┌────────
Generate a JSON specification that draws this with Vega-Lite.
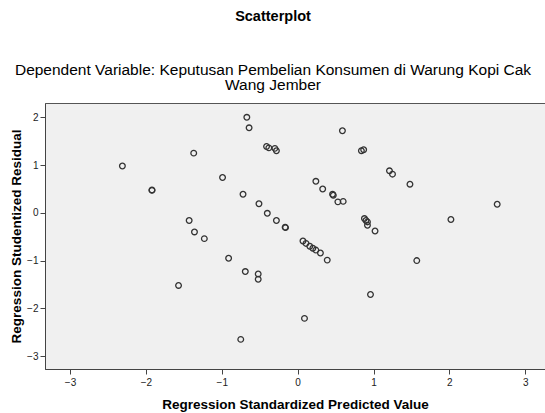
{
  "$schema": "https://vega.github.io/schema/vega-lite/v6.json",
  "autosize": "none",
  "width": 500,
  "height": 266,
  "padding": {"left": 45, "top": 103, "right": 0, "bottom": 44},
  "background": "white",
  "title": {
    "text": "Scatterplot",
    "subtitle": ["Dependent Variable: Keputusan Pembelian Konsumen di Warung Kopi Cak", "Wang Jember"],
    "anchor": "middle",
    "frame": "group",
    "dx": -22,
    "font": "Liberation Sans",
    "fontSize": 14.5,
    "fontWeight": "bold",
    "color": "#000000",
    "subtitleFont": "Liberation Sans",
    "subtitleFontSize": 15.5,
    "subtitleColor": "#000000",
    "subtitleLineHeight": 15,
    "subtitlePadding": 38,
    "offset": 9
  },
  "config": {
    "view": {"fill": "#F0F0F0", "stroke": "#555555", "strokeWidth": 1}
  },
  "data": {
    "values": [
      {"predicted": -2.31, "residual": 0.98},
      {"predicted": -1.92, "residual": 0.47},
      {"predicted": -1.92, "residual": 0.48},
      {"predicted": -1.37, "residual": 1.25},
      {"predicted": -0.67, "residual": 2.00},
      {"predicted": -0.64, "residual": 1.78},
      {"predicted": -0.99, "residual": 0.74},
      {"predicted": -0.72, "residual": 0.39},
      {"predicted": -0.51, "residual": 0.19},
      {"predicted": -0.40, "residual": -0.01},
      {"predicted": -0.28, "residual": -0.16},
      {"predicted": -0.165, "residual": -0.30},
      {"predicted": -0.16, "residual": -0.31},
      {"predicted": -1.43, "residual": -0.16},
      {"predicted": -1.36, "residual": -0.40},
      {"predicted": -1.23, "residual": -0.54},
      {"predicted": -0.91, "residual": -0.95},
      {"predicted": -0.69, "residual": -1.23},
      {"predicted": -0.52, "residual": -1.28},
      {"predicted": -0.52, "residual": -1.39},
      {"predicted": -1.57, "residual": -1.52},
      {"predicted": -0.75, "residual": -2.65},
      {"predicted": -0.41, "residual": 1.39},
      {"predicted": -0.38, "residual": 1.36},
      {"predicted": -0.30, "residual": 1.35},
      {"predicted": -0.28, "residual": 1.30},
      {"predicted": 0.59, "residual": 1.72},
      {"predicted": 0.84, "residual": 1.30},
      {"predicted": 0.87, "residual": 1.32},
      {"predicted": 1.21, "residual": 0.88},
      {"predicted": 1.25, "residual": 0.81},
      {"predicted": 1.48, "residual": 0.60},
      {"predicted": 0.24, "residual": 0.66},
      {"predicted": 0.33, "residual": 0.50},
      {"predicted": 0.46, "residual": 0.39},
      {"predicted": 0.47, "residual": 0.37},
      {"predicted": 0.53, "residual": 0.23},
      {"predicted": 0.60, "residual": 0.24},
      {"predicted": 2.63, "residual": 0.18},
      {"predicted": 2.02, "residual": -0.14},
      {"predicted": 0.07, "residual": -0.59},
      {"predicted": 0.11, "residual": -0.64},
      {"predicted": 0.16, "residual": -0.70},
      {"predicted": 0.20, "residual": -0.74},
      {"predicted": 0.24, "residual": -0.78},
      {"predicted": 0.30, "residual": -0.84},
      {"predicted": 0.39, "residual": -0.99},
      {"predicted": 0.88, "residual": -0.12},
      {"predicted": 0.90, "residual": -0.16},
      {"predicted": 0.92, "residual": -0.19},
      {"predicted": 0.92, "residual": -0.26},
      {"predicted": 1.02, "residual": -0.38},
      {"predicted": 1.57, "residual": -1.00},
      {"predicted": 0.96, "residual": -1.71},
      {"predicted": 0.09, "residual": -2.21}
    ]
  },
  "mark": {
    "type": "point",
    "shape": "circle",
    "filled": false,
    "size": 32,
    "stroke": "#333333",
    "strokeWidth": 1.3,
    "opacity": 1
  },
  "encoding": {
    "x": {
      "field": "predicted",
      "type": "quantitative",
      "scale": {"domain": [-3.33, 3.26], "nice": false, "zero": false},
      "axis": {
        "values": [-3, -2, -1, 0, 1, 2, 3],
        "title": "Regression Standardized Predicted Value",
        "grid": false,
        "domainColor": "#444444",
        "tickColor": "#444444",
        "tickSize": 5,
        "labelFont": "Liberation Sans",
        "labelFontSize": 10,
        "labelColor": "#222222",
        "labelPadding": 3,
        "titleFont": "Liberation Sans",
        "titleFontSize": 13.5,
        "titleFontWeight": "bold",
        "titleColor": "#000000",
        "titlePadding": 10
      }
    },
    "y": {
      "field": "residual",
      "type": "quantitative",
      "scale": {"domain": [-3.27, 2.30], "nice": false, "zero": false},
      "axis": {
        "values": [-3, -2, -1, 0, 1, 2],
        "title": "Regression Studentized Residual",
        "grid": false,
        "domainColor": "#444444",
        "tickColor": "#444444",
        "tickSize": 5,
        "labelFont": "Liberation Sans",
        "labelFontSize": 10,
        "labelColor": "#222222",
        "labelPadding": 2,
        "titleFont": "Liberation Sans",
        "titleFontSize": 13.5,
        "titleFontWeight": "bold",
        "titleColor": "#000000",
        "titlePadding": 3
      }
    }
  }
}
└────────
To be done:
The listing above must be printed again exactly, minus its pictures.

The completed task:
Generate a JSON specification that draws this with Vega-Lite.
{
  "$schema": "https://vega.github.io/schema/vega-lite/v6.json",
  "autosize": "none",
  "width": 500,
  "height": 266,
  "padding": {"left": 45, "top": 103, "right": 0, "bottom": 44},
  "background": "white",
  "title": {
    "text": "Scatterplot",
    "subtitle": ["Dependent Variable: Keputusan Pembelian Konsumen di Warung Kopi Cak", "Wang Jember"],
    "anchor": "middle",
    "frame": "group",
    "dx": -22,
    "font": "Liberation Sans",
    "fontSize": 14.5,
    "fontWeight": "bold",
    "color": "#000000",
    "subtitleFont": "Liberation Sans",
    "subtitleFontSize": 15.5,
    "subtitleColor": "#000000",
    "subtitleLineHeight": 15,
    "subtitlePadding": 38,
    "offset": 9
  },
  "config": {
    "view": {"fill": "#F0F0F0", "stroke": "#555555", "strokeWidth": 1}
  },
  "data": {
    "values": [
      {"predicted": -2.31, "residual": 0.98},
      {"predicted": -1.92, "residual": 0.47},
      {"predicted": -1.92, "residual": 0.48},
      {"predicted": -1.37, "residual": 1.25},
      {"predicted": -0.67, "residual": 2.00},
      {"predicted": -0.64, "residual": 1.78},
      {"predicted": -0.99, "residual": 0.74},
      {"predicted": -0.72, "residual": 0.39},
      {"predicted": -0.51, "residual": 0.19},
      {"predicted": -0.40, "residual": -0.01},
      {"predicted": -0.28, "residual": -0.16},
      {"predicted": -0.165, "residual": -0.30},
      {"predicted": -0.16, "residual": -0.31},
      {"predicted": -1.43, "residual": -0.16},
      {"predicted": -1.36, "residual": -0.40},
      {"predicted": -1.23, "residual": -0.54},
      {"predicted": -0.91, "residual": -0.95},
      {"predicted": -0.69, "residual": -1.23},
      {"predicted": -0.52, "residual": -1.28},
      {"predicted": -0.52, "residual": -1.39},
      {"predicted": -1.57, "residual": -1.52},
      {"predicted": -0.75, "residual": -2.65},
      {"predicted": -0.41, "residual": 1.39},
      {"predicted": -0.38, "residual": 1.36},
      {"predicted": -0.30, "residual": 1.35},
      {"predicted": -0.28, "residual": 1.30},
      {"predicted": 0.59, "residual": 1.72},
      {"predicted": 0.84, "residual": 1.30},
      {"predicted": 0.87, "residual": 1.32},
      {"predicted": 1.21, "residual": 0.88},
      {"predicted": 1.25, "residual": 0.81},
      {"predicted": 1.48, "residual": 0.60},
      {"predicted": 0.24, "residual": 0.66},
      {"predicted": 0.33, "residual": 0.50},
      {"predicted": 0.46, "residual": 0.39},
      {"predicted": 0.47, "residual": 0.37},
      {"predicted": 0.53, "residual": 0.23},
      {"predicted": 0.60, "residual": 0.24},
      {"predicted": 2.63, "residual": 0.18},
      {"predicted": 2.02, "residual": -0.14},
      {"predicted": 0.07, "residual": -0.59},
      {"predicted": 0.11, "residual": -0.64},
      {"predicted": 0.16, "residual": -0.70},
      {"predicted": 0.20, "residual": -0.74},
      {"predicted": 0.24, "residual": -0.78},
      {"predicted": 0.30, "residual": -0.84},
      {"predicted": 0.39, "residual": -0.99},
      {"predicted": 0.88, "residual": -0.12},
      {"predicted": 0.90, "residual": -0.16},
      {"predicted": 0.92, "residual": -0.19},
      {"predicted": 0.92, "residual": -0.26},
      {"predicted": 1.02, "residual": -0.38},
      {"predicted": 1.57, "residual": -1.00},
      {"predicted": 0.96, "residual": -1.71},
      {"predicted": 0.09, "residual": -2.21}
    ]
  },
  "mark": {
    "type": "point",
    "shape": "circle",
    "filled": false,
    "size": 32,
    "stroke": "#333333",
    "strokeWidth": 1.3,
    "opacity": 1
  },
  "encoding": {
    "x": {
      "field": "predicted",
      "type": "quantitative",
      "scale": {"domain": [-3.33, 3.26], "nice": false, "zero": false},
      "axis": {
        "values": [-3, -2, -1, 0, 1, 2, 3],
        "title": "Regression Standardized Predicted Value",
        "grid": false,
        "domainColor": "#444444",
        "tickColor": "#444444",
        "tickSize": 5,
        "labelFont": "Liberation Sans",
        "labelFontSize": 10,
        "labelColor": "#222222",
        "labelPadding": 3,
        "titleFont": "Liberation Sans",
        "titleFontSize": 13.5,
        "titleFontWeight": "bold",
        "titleColor": "#000000",
        "titlePadding": 10
      }
    },
    "y": {
      "field": "residual",
      "type": "quantitative",
      "scale": {"domain": [-3.27, 2.30], "nice": false, "zero": false},
      "axis": {
        "values": [-3, -2, -1, 0, 1, 2],
        "title": "Regression Studentized Residual",
        "grid": false,
        "domainColor": "#444444",
        "tickColor": "#444444",
        "tickSize": 5,
        "labelFont": "Liberation Sans",
        "labelFontSize": 10,
        "labelColor": "#222222",
        "labelPadding": 2,
        "titleFont": "Liberation Sans",
        "titleFontSize": 13.5,
        "titleFontWeight": "bold",
        "titleColor": "#000000",
        "titlePadding": 3
      }
    }
  }
}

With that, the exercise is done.